With crisis-hit Portugal on the verge of government collapse and a cry for financial help, European leaders face an uphill task at a summit meant to seal defences against a year-long debt crisis.

Leaders from the 27 European Union states lock horns today and tomorrow in Brussels, amid divisions over military action in Libya and nuclear safety after Japan’s quake and tsunami severely damaged a reactor.

Once again, though, the euro debt crisis is set to consume most of their energies – as a deadline for a definitive response to financial headaches collides with a fresh run on money markets over Portugal’s descent towards snap polls.

A bailout demand from Lisbon, like Ireland or Greece beforehand, would come at the worst possible time.

A credit rating downgrade drove the interest Portugal must pay on new borrowings over eight per cent on Tuesday. €9 billion of debt must be repaid by June 15.

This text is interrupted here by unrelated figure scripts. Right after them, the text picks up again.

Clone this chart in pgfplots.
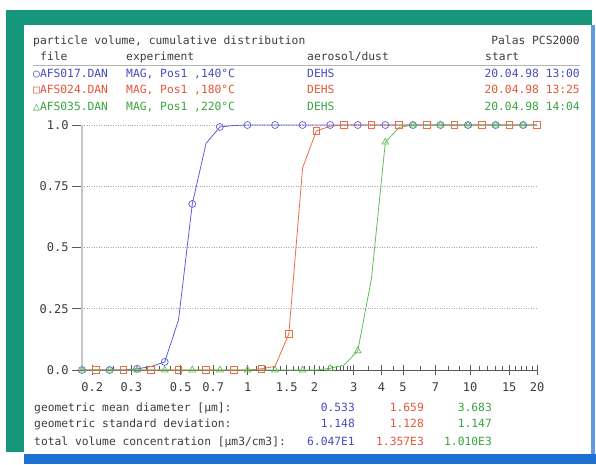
\documentclass[border=0pt]{standalone}
\usepackage{fontspec}
\setmainfont{DejaVu Sans Mono}
\setmonofont{DejaVu Sans Mono}
\usepackage{pgfplots}
\usepackage{pgfplotstable}
\pgfplotsset{compat=1.18}

\definecolor{frameteal}{RGB}{22,150,122}
\definecolor{frameblue}{RGB}{28,112,210}
\definecolor{txt}{RGB}{60,60,60}
\definecolor{tblue}{RGB}{70,75,190}
\definecolor{tred}{RGB}{228,85,55}
\definecolor{tgreen}{RGB}{55,165,60}
\definecolor{lblue}{RGB}{95,95,215}
\definecolor{lred}{RGB}{235,110,70}
\definecolor{lgreen}{RGB}{95,190,85}

\newcommand\tf{\fontsize{11.3}{12}\selectfont}

% cumulative volume fraction per size channel (diameter in um)
\pgfplotstableread{
x       blue   red    green
0.1800  0      0      0
0.2076  0      0      0
0.2395  0      0      0
0.2762  0      0      0
0.3186  0.005  0      0
0.3675  0.014  0      0
0.4238  0.033  0      0
0.4889  0.204  0      0
0.5639  0.678  0      0
0.6504  0.925  0      0
0.7502  0.992  0      0
0.8653  0.998  0      0
0.9980  1      0      0
1.1511  1      0.005  0
1.3278  1      0.015  0
1.5315  1      0.147  0
1.7664  1      0.825  0
2.0375  1      0.976  0
2.3501  1      0.995  0.007
2.7106  1      1      0.020
3.1265  1      1      0.078
3.6062  1      1      0.375
4.1595  1      1      0.930
4.7976  1      1      0.990
5.5337  1      1      1
6.3827  1      1      1
7.3620  1      1      1
8.4915  1      1      1
9.7943  1      1      1
11.297  1      1      1
13.030  1      1      1
15.029  1      1      1
17.335  1      1      1
20.000  1      1      1
}\cumdata

\begin{document}
\begin{tikzpicture}[x=1pt,y=1pt]
\path[use as bounding box] (0,0) rectangle (596,-464);
% frame
\fill[frameteal] (6,-10) rectangle (592,-25);
\fill[frameteal] (6,-10) rectangle (24,-452);
\fill[frameblue] (24,-454) rectangle (596,-464);
\fill[frameblue!70] (591,-25) rectangle (595,-454);

% header
\node[anchor=base west, inner sep=0, text=txt] at (33,-44) {\tf particle volume, cumulative distribution};
\node[anchor=base east, inner sep=0, text=txt] at (580,-44) {\tf Palas PCS2000};
\node[anchor=base west, inner sep=0, text=txt] at (40,-60) {\tf file};
\node[anchor=base west, inner sep=0, text=txt] at (126,-60) {\tf experiment};
\node[anchor=base west, inner sep=0, text=txt] at (307,-60) {\tf aerosol/dust};
\node[anchor=base west, inner sep=0, text=txt] at (485,-60) {\tf start};
\draw[gray!60, line width=1.5pt] (33,-65.5) -- (580,-65.5);

\node[anchor=base west, inner sep=0, text=tblue] at (33,-77) {\tf ○AFS017.DAN};
\node[anchor=base west, inner sep=0, text=tblue] at (126,-77) {\tf MAG, Pos1 ,140°C};
\node[anchor=base west, inner sep=0, text=tblue] at (307,-77) {\tf DEHS};
\node[anchor=base east, inner sep=0, text=tblue] at (580,-77) {\tf 20.04.98 13:00};

\node[anchor=base west, inner sep=0, text=tred] at (33,-93.5) {\tf □AFS024.DAN};
\node[anchor=base west, inner sep=0, text=tred] at (126,-93.5) {\tf MAG, Pos1 ,180°C};
\node[anchor=base west, inner sep=0, text=tred] at (307,-93.5) {\tf DEHS};
\node[anchor=base east, inner sep=0, text=tred] at (580,-93.5) {\tf 20.04.98 13:25};

\node[anchor=base west, inner sep=0, text=tgreen] at (33,-110) {\tf △AFS035.DAN};
\node[anchor=base west, inner sep=0, text=tgreen] at (126,-110) {\tf MAG, Pos1 ,220°C};
\node[anchor=base west, inner sep=0, text=tgreen] at (307,-110) {\tf DEHS};
\node[anchor=base east, inner sep=0, text=tgreen] at (580,-110) {\tf 20.04.98 14:04};

% footer statistics
\node[anchor=base west, inner sep=0, text=txt] at (34,-411) {\tf geometric mean diameter [µm]:};
\node[anchor=base west, inner sep=0, text=txt] at (34,-427.5) {\tf geometric standard deviation:};
\node[anchor=base west, inner sep=0, text=txt] at (34,-445) {\tf total volume concentration [µm3/cm3]:};
\node[anchor=base east, inner sep=0, text=tblue] at (355,-411) {\tf 0.533};
\node[anchor=base east, inner sep=0, text=tblue] at (355,-427.5) {\tf 1.148};
\node[anchor=base east, inner sep=0, text=tblue] at (355,-445) {\tf 6.047E1};
\node[anchor=base east, inner sep=0, text=tred] at (424,-411) {\tf 1.659};
\node[anchor=base east, inner sep=0, text=tred] at (424,-427.5) {\tf 1.128};
\node[anchor=base east, inner sep=0, text=tred] at (424,-445) {\tf 1.357E3};
\node[anchor=base east, inner sep=0, text=tgreen] at (492,-411) {\tf 3.683};
\node[anchor=base east, inner sep=0, text=tgreen] at (492,-427.5) {\tf 1.147};
\node[anchor=base east, inner sep=0, text=tgreen] at (492,-445) {\tf 1.010E3};

\begin{axis}[
    at={(82pt,-370pt)}, anchor=south west,
    scale only axis, width=455pt, height=245pt,
    xmode=log, xmin=0.18, xmax=20, ymin=0, ymax=1,
    axis lines=left, axis line style={-},
    x axis line style={draw=gray!70!black, line width=0.8pt},
    y axis line style={draw=gray!45, line width=2pt},
    xtick={0.2,0.3,0.5,0.7,1,1.5,2,3,4,5,7,10,15,20},
    xticklabels={0.2,0.3,0.5,0.7,1,1.5,2,3,4,5,7,10,15,20},
    ytick={0,0.25,0.5,0.75,1},
    yticklabels={0.0,0.25,0.5,0.75,1.0},
    minor xtick={},
    xtick align=center, ytick align=outside,
    major tick length=10pt,
    tick style={draw=gray!70!black, line width=0.8pt},
    extra x ticks={0.25,0.35,0.4,0.45,0.6,0.8,0.9,1.1,1.2,1.3,1.4,1.6,1.7,1.8,1.9,2.1,2.2,2.3,2.4,2.5,2.6,2.7,2.8,2.9,3.5,4.5,6,8,9,11,12,13,14,16,17,18,19},
    extra x tick labels={},
    extra x tick style={tick align=inside, major tick length=4pt},
    ymajorgrids,
    major grid style={dotted, draw=gray!70, line width=0.8pt},
    ticklabel style={font=\fontsize{12}{12}\selectfont, text=txt},
    xticklabel style={yshift=-4pt},
    /pgf/number format/assume math mode=true,
    clip=false,
]
\addplot[color=lblue, line width=0.8pt, mark=o, mark size=3.5pt,
    mark repeat=2, mark phase=1, mark options={solid, line width=0.7pt}]
    table[x=x, y=blue] {\cumdata};
\addplot[color=lred, line width=0.8pt, mark=square, mark size=3.3pt,
    mark repeat=2, mark phase=2, mark options={solid, line width=0.7pt}]
    table[x=x, y=red] {\cumdata};
\addplot[color=lgreen, line width=0.8pt, mark=triangle, mark size=3.8pt,
    mark repeat=2, mark phase=1, mark options={solid, line width=0.7pt}]
    table[x=x, y=green] {\cumdata};
\end{axis}
\end{tikzpicture}
\end{document}
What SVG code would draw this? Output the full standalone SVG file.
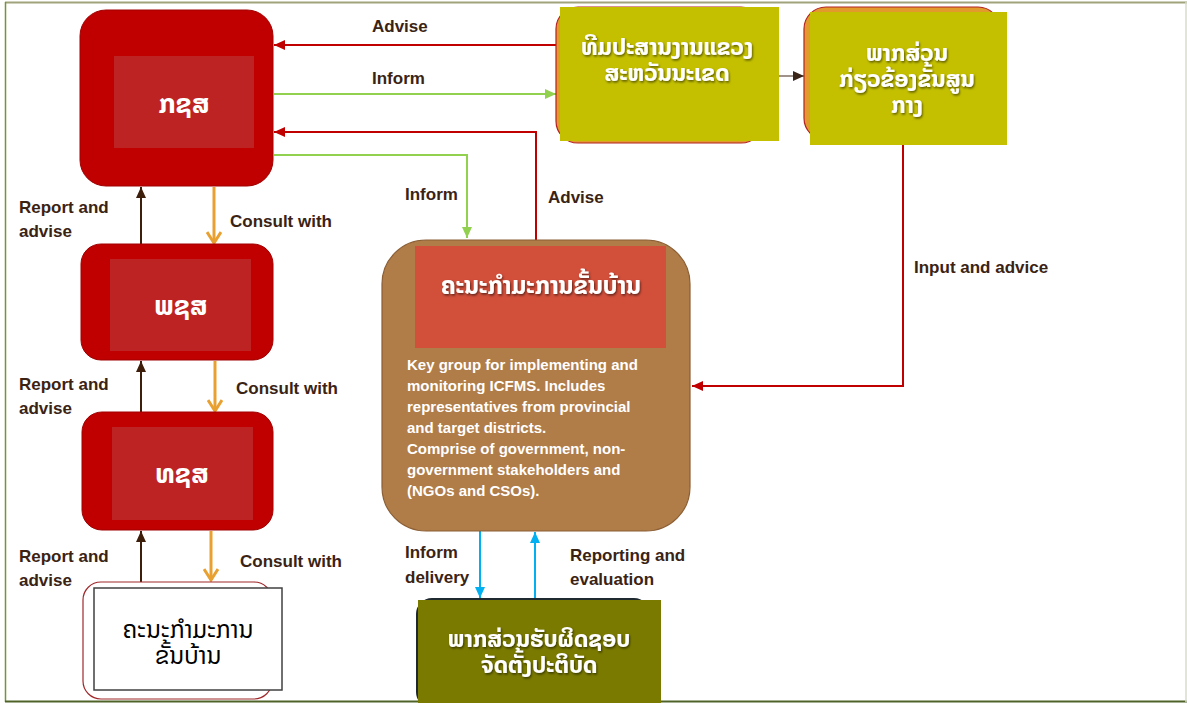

Portugal’s Parliament was set yesterday to reject Prime Minister Jose Socrates’ latest austerity plan, aimed at squeezing its public deficit to 4.6 per cent of GDP this year.

The Socialist leader has said he will resign in that event.

Belgian police expect some 20,000 anti-austerity protesters to snarl up EU HQ from early today.

A Portugal bailout would need to come from a notional €440 billion emergency fund, the European Financial Stability Facility, but diplomats told AFP that Finland is “not in a position” to strengthen the fund before April 17 elections.

“Finland has excluded any increase of EFSF guarantees,” one said.

Already tapped by Ireland, the amount the fund could actually lend, allowing for a required buffer to make it profitable, falls to around €200 billion.

If Portugal sounded the alarm, the margin for others would narrow.

And as the heat intensifies, German Chancellor Angela Merkel wants to re-negotiate capital injections into a permanent €500 billion European Stability Mechanism to replace the EFSF in 2013.

Europe’s most powerful and populous economy, Germany was the biggest contributor to the Greek and Irish bailouts – a combined €200-billion-plus.

Slovakia and Estonia also have problems with a “key” determining their contributions.

Meanwhile, a raging battle with Ireland, which wants eased terms on its bailout in line with those granted to Greece, will also resurface, with eurozone partners demanding Dublin first raise its low corporation tax levels.

A new ‘pact’ to support the euro, which sets out benchmarks for EU states across a wide gamut of indicators and has been deemed the “cornerstone” of the bloc’s future defences, is also stirring trouble.

While diplomats told AFP that Poland, Denmark, Lithuania, Latvia and Bulgaria would sign up, current EU chair Hungary announced Tuesday it will not. The Czech Republic had already said no.

France, Spain, Austria and Greece want the goal of a Financial Transactions Tax written in, which Germany, Italy and Denmark oppose.

France, with an eye on the Irish row, wants reference to a need for “pragmatic tax coordination.”

Even eurozone plans to deepen coordination of economic policies and create new sanctions to punish countries that exceed debt limits are not set in stone.

Britain has already secured exemptions to a scheme forcing states to submit national budgets to peer review.

A staggering 2,000-plus amendments lodged by MEPs means it may be difficult to meet a June target-date for adoption of new economic governance legislation.

Others want to focus on growth-enhancing measures, as seen in a joint demand from Britain, the Netherlands, Sweden, Denmark, Finland, Estonia, Poland, Lithuania and Latvia.

They want to remove market restrictions, accelerate free-trade deals with India, Canada, Japan, South American and Asian nations, and deepen economic integration with non-EU eastern European and southern Mediterranean neighbours.